Vampyr is a nearly-silent German film from 1932; director Carl Theodor Dreyer was mostly used to working with silent movies, and while there is a smattering of dialogue (in German, though both subtitled and dubbed versions are available in English), much of the story is told in silent movie fashion, with title cards providing occasional dumps of exposition.
The film has come to be viewed as a classic monster movie, having a 100% among critics rating on RottenTomatoes.com, and it has been released as part of the Criterion Collection of films on DVD. It is not as well known as the 1922 classic Nosferatu (and in my opinion, it’s an inferior film as far as the narrative goes), nor of course the Bela Lugosi classic Dracula, but in some ways it forms the third part of a triumvirate of what forms the modern vampire. (I haven’t seen Dracula in full yet, but I’ve seen bits and pieces, and of course it’s become a staple of pop culture references.)
Dracula has the vampire as aristocratic fiend, Nosferatu has the vampire as feral beast, and Vampyr has the vampire as supernatural curse. Each contributes something to the “lore” of movie vampires, such as transforming into a bat, being vulnerable to sunlight, and commanding lesser evil spirits, respectively. (Of course, describing these three films as the ancestors of modern movie vampires naturally raises the question of where the blame lies for the modern spate of vampire romances. Sadly, it’s probably with Bela, who made the Count fairly charming, if sinister. In Vampyr we see the effects of the vampire more than the vampire herself, and as for Nosferatu, well… there are a lot of words to describe Orlok, but charming isn’t on the list.)
Orlok wouldn’t sparkle if you dumped a whole bottle of glitter on him.
Vampyr focuses on traveling journalist Allan Gray, who while visiting a small village notices some seriously strange goings-on. Some of the villagers are deformed. There are strange noises that other people won’t acknowledge. Strangest of all, peoples’ shadows don’t always stay in sync with their bodies, and sometimes even go off wandering on their own.
Allan watches everything with wide-eyed terror. Literally, everything. I think his face got stuck this way.
He is contacted by an old man, the lord of a local manor, who leaves him a package to be opened in the event of his death. Said death happens fairly soon, with the old man murdered at his manor right as Allan comes visiting.

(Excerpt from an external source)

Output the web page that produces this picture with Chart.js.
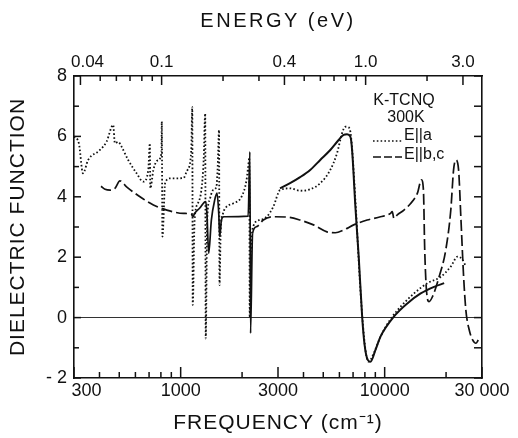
<!DOCTYPE html>
<html><head><meta charset="utf-8">
<script src="https://cdn.jsdelivr.net/npm/chart.js@4.4.1/dist/chart.umd.min.js"></script>
<style>html,body{margin:0;padding:0;background:#fff}#wrap{width:518px;height:438px}</style>
</head><body><div id="wrap"><canvas id="c" width="518" height="438"></canvas></div>
<script>
// E||a (dotted): frequency (cm-1) and dielectric function
const freqA=[300,317,332,352,402,433,467,476,494,513,553,608,656,694,706,710,735,769,805,808,814,839,888,1033,1065,1081,1127,1140,1146,1170,1215,1263,1296,1319,1327,1349,1387,1440,1497,1519,1542,1550,1572,1613,1677,1807,1987,2104,2142,2171,2180,2196,2266,2446,2640,2845,3069,3438,3851,4313,4832,5412,5839,6180,6416,6660,6843,7186,7605,8049,8345,8845,9541,10686,11968,13925,16206,18833,21093,22774,24107,25002];
const epsA=[6.0,5.77,4.78,5.22,5.55,5.82,6.38,5.77,5.82,5.66,5.22,4.78,4.5,4.89,5.77,4.28,4.89,5.2,5.44,6.49,2.68,4.45,4.61,4.62,4.8,4.89,5.55,6.98,0.42,3.2,3.78,4.22,5.2,6.76,-0.69,3.2,3.9,4.22,4.33,5.0,6.21,1.08,2.9,3.45,3.67,3.78,4.0,4.56,5.0,5.3,0.0,1.5,3.01,3.23,3.34,3.67,4.22,4.28,4.2,4.25,4.45,4.89,5.44,6.1,6.32,6.3,5.99,3.9,0.91,-1.07,-1.46,-1.18,-0.63,-0.05,0.36,0.8,1.14,1.35,1.69,2.02,1.91,1.69];
// solid curve (fit) for E||a
const freqFit=[3069,3438,3851,4313,4832,5412,5947,6293,6539,6790,6922,7186,7460,7756,7956,8261,8518,9015,9541,11094,12914,15013,17466,19567];
const epsFit=[4.28,4.45,4.65,4.89,5.22,5.55,5.88,6.05,6.07,5.99,5.55,3.67,2.02,0.03,-0.85,-1.4,-1.46,-1.07,-0.63,0.03,0.47,0.8,1.02,1.14];
// E||b,c (dashed)
const freqBC=[407,426,451,476,504,543,632,735,855,1033,1127,1148,1170,1238,1326,1345,1372,1414,1468,1507,1537,1554,1584,1626,2142,2184,2201,2251,2356,2540,2845,3312,3851,4479,5213,5728,6293,7047,8205,9541,10686,10894,11094,11533,12427,13404,14471,15140,15487,15716,16075,16506,17146,18489,19931,21093,21764,22323,23033,23625,24380,25002,25979,26993,28003,28771];
const epsBC=[4.35,4.25,4.22,4.28,4.53,4.33,4.0,3.73,3.56,3.45,3.43,3.34,3.45,3.62,3.84,3.45,2.13,3.23,3.89,4.12,3.45,2.68,3.23,3.34,3.36,5.49,-0.52,2.79,3.01,3.23,3.34,3.33,3.23,3.07,2.84,2.81,2.9,3.07,3.23,3.34,3.45,3.51,3.29,3.4,3.56,3.78,4.12,4.56,4.23,2.24,0.8,0.53,0.69,1.35,2.24,3.56,4.89,5.22,4.89,3.34,1.35,0.25,-0.41,-0.74,-0.85,-0.74];
// axes
const bottomTicks=[300,400,500,600,700,800,900,1000,2000,3000,4000,5000,6000,7000,8000,9000,10000,20000,30000];
const bottomTickLabels=['     300','','','','','','','1000','','3000','','','','','','','10000','','30 000'];
const topTicksEV=[0.04,0.05,0.06,0.07,0.08,0.09,0.1,0.2,0.3,0.4,0.5,0.6,0.7,0.8,0.9,1.0,2.0,3.0];
const topTickLabels=['   0.04','','','','','','0.1','','','0.4','','','','','','1.0','','3.0'];
const CM_PER_EV=8065.54;
const yTicks=[-2,-1,0,1,2,3,4,5,6,7,8];
const yTickLabels=['- 2','','0','','2','','4','','6','','8'];

const FONT='"Liberation Sans", Arial, sans-serif';
const INK='#111';

// widen letter spacing of an axis title only
function spacedTitle(s,spacing){
  if(s._spacedPatched)return;
  const orig=s.drawTitle.bind(s);
  s.drawTitle=function(){const c=this.ctx;const prev=c.letterSpacing;c.letterSpacing=spacing;orig();c.letterSpacing=prev||'0px';};
  s._spacedPatched=true;
}

const tickMarks={id:'tickMarks',afterDraw(chart){
  const ctx=chart.ctx,a=chart.chartArea;
  const xb=chart.scales.x,yl=chart.scales.y;
  ctx.save();ctx.strokeStyle=INK;ctx.lineWidth=1.5;
  const ln=(x1,y1,x2,y2)=>{ctx.beginPath();ctx.moveTo(x1,y1);ctx.lineTo(x2,y2);ctx.stroke();};
  bottomTicks.forEach((v,i)=>{const p=xb.getPixelForValue(v);const L=bottomTickLabels[i]?11:6;ln(p,a.bottom,p,a.bottom-L);});
  topTicksEV.forEach((e,i)=>{const p=xb.getPixelForValue(e*CM_PER_EV);const L=topTickLabels[i]?9:5;ln(p,a.top,p,a.top+L);});
  yTicks.forEach((v,i)=>{const p=yl.getPixelForValue(v);const L=yTickLabels[i]?7:5;ln(a.left,p,a.left+L,p);ln(a.right,p,a.right-8,p);});
  ctx.restore();
}};

const legendText={id:'legendText',afterDraw(chart){
  const ctx=chart.ctx,a=chart.chartArea;
  ctx.save();ctx.fillStyle=INK;ctx.strokeStyle=INK;
  ctx.font='16px '+FONT;ctx.textBaseline='middle';
  ctx.textAlign='center';
  ctx.fillText('K-TCNQ',a.right-78,a.top+25);
  ctx.fillText('300K',a.right-76,a.top+42);
  ctx.textAlign='left';
  ctx.fillText('E||a',a.right-78,a.top+60);
  ctx.fillText('E||b,c',a.right-78,a.top+79);
  ctx.lineWidth=1.6;
  ctx.setLineDash([1.6,2.2]);
  ctx.beginPath();ctx.moveTo(a.right-109,a.top+65);ctx.lineTo(a.right-80,a.top+65);ctx.stroke();
  ctx.setLineDash([8,3]);
  ctx.beginPath();ctx.moveTo(a.right-109,a.top+81);ctx.lineTo(a.right-80,a.top+81);ctx.stroke();
  ctx.restore();
}};

const tickFont={family:FONT,size:18};
new Chart(document.getElementById('c'),{
  type:'line',
  data:{datasets:[
    {label:'E||a',xAxisID:'x',yAxisID:'y',data:freqA.map((f,i)=>({x:f,y:epsA[i]})),borderColor:INK,borderWidth:1.8,borderDash:[1.6,2.2],pointRadius:0,cubicInterpolationMode:'monotone',fill:false},
    {label:'fit',xAxisID:'x',yAxisID:'y',data:freqFit.map((f,i)=>({x:f,y:epsFit[i]})),borderColor:INK,borderWidth:2,pointRadius:0,cubicInterpolationMode:'monotone',fill:false},
    {label:'E||b,c',xAxisID:'x',yAxisID:'y',data:freqBC.map((f,i)=>({x:f,y:epsBC[i]})),borderColor:INK,borderWidth:1.7,borderDash:[11,4],pointRadius:0,cubicInterpolationMode:'monotone',fill:false,
      segment:{borderDash:c=>(c.p0.parsed.x>=1140&&c.p1.parsed.x<=2260)?[]:undefined}}
  ]},
  options:{
    responsive:false,animation:false,
    layout:{padding:0},
    plugins:{legend:{display:false},tooltip:{enabled:false}},
    scales:{
      x:{type:'logarithmic',position:'bottom',min:300,max:30000,
        afterBuildTicks:s=>{s.ticks=bottomTicks.map(v=>({value:v}));},
        ticks:{autoSkip:false,maxRotation:0,minRotation:0,padding:2,color:INK,font:tickFont,callback:(v,i)=>bottomTickLabels[i]},
        grid:{display:false,drawTicks:false},border:{display:true,color:INK,width:1.6},
        title:{display:true,text:'FREQUENCY (cm⁻¹)',color:INK,font:{family:FONT,size:21},padding:{top:0,bottom:2}},
        afterFit:s=>{s.height=60;spacedTitle(s,'1px');}},
      x2:{type:'logarithmic',position:'top',min:300,max:30000,
        afterBuildTicks:s=>{s.ticks=topTicksEV.map(e=>({value:e*CM_PER_EV}));},
        ticks:{autoSkip:false,maxRotation:0,minRotation:0,padding:3,color:INK,font:{family:FONT,size:17},callback:(v,i)=>topTickLabels[i]},
        grid:{display:false,drawTicks:false},border:{display:true,color:INK,width:1.6},
        title:{display:true,text:'ENERGY (eV)',color:INK,font:{family:FONT,size:20},padding:{top:9,bottom:0}},
        afterFit:s=>{s.height=76;spacedTitle(s,'2.5px');}},
      y:{type:'linear',position:'left',min:-2,max:8,
        afterBuildTicks:s=>{s.ticks=yTicks.map(v=>({value:v}));},
        ticks:{autoSkip:false,padding:7,color:INK,font:{family:FONT,size:18},callback:(v,i)=>yTickLabels[i]},
        grid:{drawTicks:false,lineWidth:1,color:c=>(c.tick&&c.tick.value===0)?'#333':'rgba(0,0,0,0)'},
        border:{display:true,color:INK,width:1.6},
        title:{display:true,text:'DIELECTRIC FUNCTION',color:INK,font:{family:FONT,size:21},padding:{top:6,bottom:0}},
        afterFit:s=>{s.width=74;spacedTitle(s,'1px');}},
      y2:{type:'linear',position:'right',min:-2,max:8,
        ticks:{display:false},grid:{display:false,drawTicks:false},border:{display:true,color:INK,width:1.6},
        afterFit:s=>{s.width=36;}}
    }
  },
  plugins:[tickMarks,legendText]
});
</script></body></html>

The old man leaves behind two daughters, quiet Giselle and sickly Leoné, who is gradually revealed to have been bitten by a vampire, and is slowly succumbing to vampiric transformation herself. Allan opens the package and find that it contains a book about vampires, detailing (and boy, does it detail) what they are, what their effects on their victims is, and what can be done about it. Why the old man left this to Allan only after his death instead of just coming out and saying “Hey, could you help out here?” is never explained.

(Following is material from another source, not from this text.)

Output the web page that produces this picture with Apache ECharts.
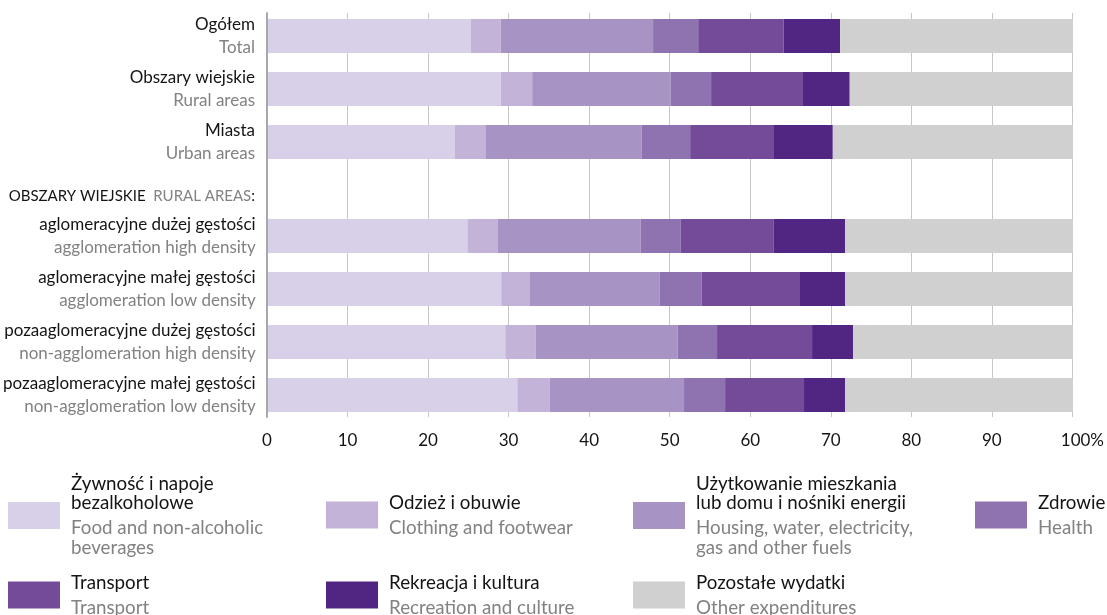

Vampyr is critically respected, and it deserves a spot in monster movie history for some of the lore that it establishes. But will a modern viewer enjoy it? Sadly, there’s not much here for the modern-day film fan. The sleepy pace the film takes for the first two thirds can be a bit off-putting, and the dream-like qualities of the last third (particularly the actual dream sequence), while very well done, contribute to making a hither-to straightforward plot a little confusing. I have to say that this one is for diehards only, people who want to be strongly versed in old-school vampire movies. For the rest, Vampyr is one of those films where if you know it exists, you probably know all you need to.